- [Dataset section]
++++
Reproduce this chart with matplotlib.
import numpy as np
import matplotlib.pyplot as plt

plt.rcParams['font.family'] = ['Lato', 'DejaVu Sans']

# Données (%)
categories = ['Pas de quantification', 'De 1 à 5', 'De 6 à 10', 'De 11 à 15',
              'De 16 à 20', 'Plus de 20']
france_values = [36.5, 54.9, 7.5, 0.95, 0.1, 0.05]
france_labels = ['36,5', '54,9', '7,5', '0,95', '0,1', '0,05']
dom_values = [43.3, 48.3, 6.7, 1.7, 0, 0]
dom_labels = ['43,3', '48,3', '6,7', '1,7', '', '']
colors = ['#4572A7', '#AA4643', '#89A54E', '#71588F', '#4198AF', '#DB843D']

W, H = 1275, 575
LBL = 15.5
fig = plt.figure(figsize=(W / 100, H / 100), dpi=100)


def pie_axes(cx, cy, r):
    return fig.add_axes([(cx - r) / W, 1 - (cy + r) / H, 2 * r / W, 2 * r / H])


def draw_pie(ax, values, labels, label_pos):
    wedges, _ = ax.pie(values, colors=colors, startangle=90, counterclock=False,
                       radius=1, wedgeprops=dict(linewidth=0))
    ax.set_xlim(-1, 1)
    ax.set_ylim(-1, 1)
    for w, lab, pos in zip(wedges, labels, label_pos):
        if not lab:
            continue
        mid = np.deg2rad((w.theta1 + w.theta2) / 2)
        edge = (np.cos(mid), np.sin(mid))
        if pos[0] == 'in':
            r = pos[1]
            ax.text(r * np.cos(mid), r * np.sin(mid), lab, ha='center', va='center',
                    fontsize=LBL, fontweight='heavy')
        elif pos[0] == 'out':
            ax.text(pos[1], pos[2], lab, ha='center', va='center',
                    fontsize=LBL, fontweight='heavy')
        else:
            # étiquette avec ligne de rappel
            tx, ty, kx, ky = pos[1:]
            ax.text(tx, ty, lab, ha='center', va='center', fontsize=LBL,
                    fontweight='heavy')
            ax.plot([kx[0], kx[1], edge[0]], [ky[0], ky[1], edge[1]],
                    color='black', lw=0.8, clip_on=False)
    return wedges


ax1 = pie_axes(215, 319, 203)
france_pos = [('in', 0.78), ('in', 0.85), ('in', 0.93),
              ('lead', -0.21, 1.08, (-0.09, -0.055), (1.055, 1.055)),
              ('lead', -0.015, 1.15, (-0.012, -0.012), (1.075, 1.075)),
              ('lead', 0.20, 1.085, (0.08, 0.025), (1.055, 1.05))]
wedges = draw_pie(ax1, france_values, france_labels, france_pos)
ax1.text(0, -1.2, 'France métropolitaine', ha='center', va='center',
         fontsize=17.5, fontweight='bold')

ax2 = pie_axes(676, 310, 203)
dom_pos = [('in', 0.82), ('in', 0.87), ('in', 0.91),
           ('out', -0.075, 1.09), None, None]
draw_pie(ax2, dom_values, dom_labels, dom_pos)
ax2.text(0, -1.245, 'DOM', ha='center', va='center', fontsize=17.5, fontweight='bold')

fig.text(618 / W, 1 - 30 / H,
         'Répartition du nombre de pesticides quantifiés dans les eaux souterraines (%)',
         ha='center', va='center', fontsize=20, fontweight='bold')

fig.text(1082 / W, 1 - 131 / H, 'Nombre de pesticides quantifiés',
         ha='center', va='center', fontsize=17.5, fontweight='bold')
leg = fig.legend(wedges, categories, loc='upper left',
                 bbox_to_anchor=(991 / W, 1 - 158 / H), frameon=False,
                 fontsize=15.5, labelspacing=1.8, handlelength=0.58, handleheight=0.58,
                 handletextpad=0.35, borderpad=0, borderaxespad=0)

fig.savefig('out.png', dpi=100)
++++
- [What you have to do] Give the number of lines in the listing above that contain "matplotlib", and nothing else.

- [Written solution] 2